# Start of Entries supplied

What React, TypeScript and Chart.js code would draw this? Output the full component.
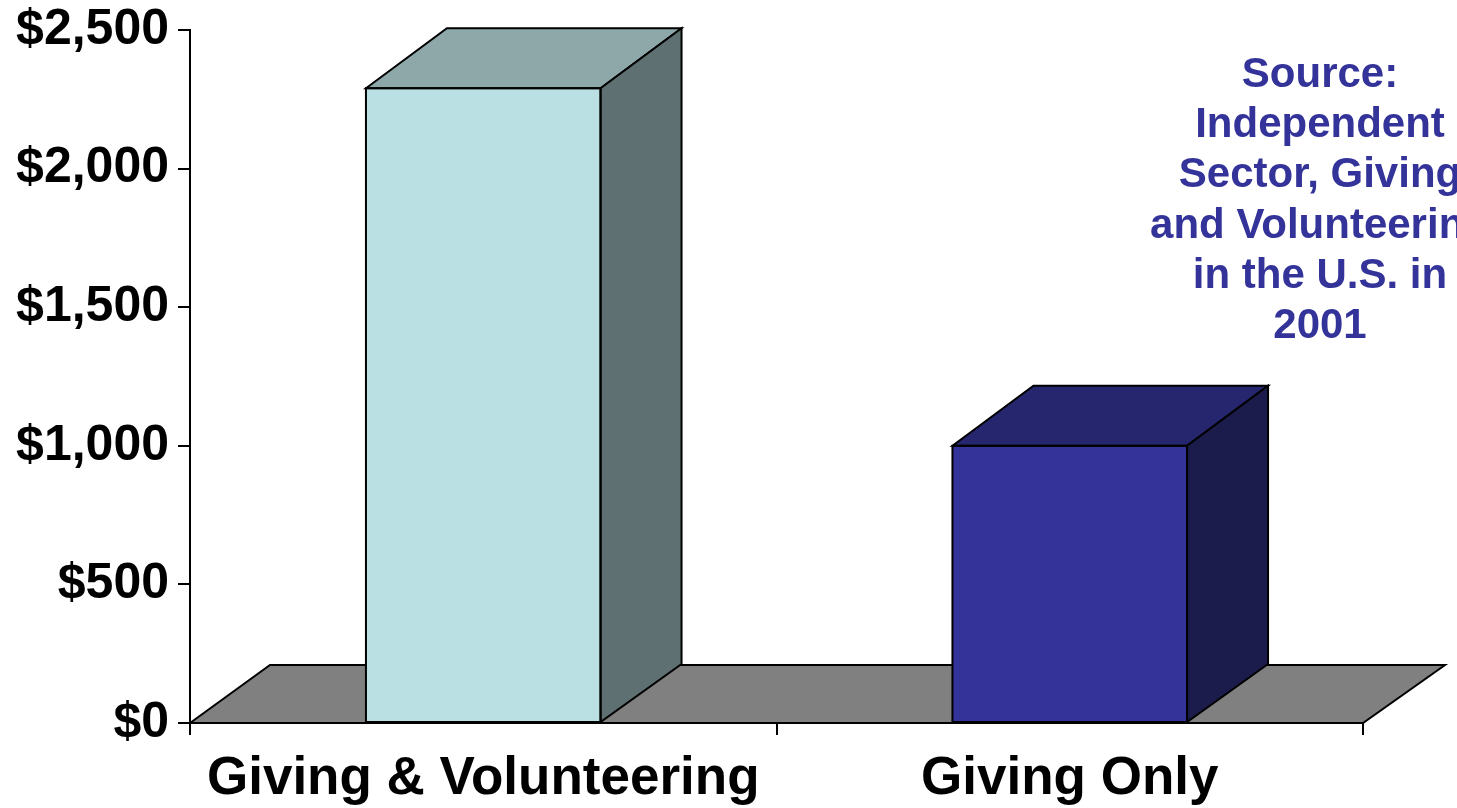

# End of Entries supplied
# Start of Entries supplied

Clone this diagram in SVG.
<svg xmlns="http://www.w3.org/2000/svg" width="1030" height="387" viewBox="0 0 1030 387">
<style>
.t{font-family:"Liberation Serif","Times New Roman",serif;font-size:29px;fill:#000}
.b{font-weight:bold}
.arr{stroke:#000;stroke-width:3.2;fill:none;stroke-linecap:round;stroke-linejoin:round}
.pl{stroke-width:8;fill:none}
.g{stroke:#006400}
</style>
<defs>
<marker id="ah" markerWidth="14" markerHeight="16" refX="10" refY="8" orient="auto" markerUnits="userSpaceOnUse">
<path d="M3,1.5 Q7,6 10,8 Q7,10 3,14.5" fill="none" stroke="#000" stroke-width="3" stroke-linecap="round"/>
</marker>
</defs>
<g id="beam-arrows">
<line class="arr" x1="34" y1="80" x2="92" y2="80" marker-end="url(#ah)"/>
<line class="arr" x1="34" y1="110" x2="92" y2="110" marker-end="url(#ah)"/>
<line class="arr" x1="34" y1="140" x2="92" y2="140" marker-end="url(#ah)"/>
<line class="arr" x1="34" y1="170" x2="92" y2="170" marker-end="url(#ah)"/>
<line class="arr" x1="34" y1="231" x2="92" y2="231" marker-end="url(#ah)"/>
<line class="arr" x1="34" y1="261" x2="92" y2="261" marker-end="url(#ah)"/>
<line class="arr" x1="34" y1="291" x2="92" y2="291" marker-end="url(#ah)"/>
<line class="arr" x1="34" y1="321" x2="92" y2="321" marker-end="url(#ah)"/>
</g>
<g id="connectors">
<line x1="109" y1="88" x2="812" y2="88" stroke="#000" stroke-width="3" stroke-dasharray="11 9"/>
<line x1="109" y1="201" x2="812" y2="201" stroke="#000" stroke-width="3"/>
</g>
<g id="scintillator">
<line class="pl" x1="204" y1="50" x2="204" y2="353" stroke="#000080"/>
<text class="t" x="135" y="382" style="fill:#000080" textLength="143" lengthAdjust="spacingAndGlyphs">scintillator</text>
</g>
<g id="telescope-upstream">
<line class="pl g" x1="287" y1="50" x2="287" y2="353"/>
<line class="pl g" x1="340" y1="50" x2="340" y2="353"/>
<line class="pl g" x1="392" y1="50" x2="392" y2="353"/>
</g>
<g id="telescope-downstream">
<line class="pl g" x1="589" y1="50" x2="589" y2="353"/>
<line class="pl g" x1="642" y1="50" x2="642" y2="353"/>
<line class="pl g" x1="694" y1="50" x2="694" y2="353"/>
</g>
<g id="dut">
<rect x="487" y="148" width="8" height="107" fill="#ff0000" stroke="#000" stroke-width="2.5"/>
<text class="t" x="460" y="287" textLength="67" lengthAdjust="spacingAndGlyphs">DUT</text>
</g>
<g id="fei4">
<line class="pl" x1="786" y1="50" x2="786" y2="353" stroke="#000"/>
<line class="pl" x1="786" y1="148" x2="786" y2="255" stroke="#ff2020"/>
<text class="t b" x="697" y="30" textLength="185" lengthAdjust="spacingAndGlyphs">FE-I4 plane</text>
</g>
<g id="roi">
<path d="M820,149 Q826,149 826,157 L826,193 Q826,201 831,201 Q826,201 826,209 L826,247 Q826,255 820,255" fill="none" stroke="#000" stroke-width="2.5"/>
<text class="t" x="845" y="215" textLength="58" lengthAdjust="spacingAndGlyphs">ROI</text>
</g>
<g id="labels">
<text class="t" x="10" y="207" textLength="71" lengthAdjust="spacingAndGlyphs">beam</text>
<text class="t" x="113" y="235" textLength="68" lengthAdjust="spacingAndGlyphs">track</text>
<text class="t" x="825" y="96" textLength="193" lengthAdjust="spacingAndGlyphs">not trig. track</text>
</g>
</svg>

# End of Entries supplied

**Required work:** Which lines hold the string "this"? Copy all of them from the data above.

**Correct result:**
What React, TypeScript and Chart.js code would draw this? Output the full component.
Clone this diagram in SVG.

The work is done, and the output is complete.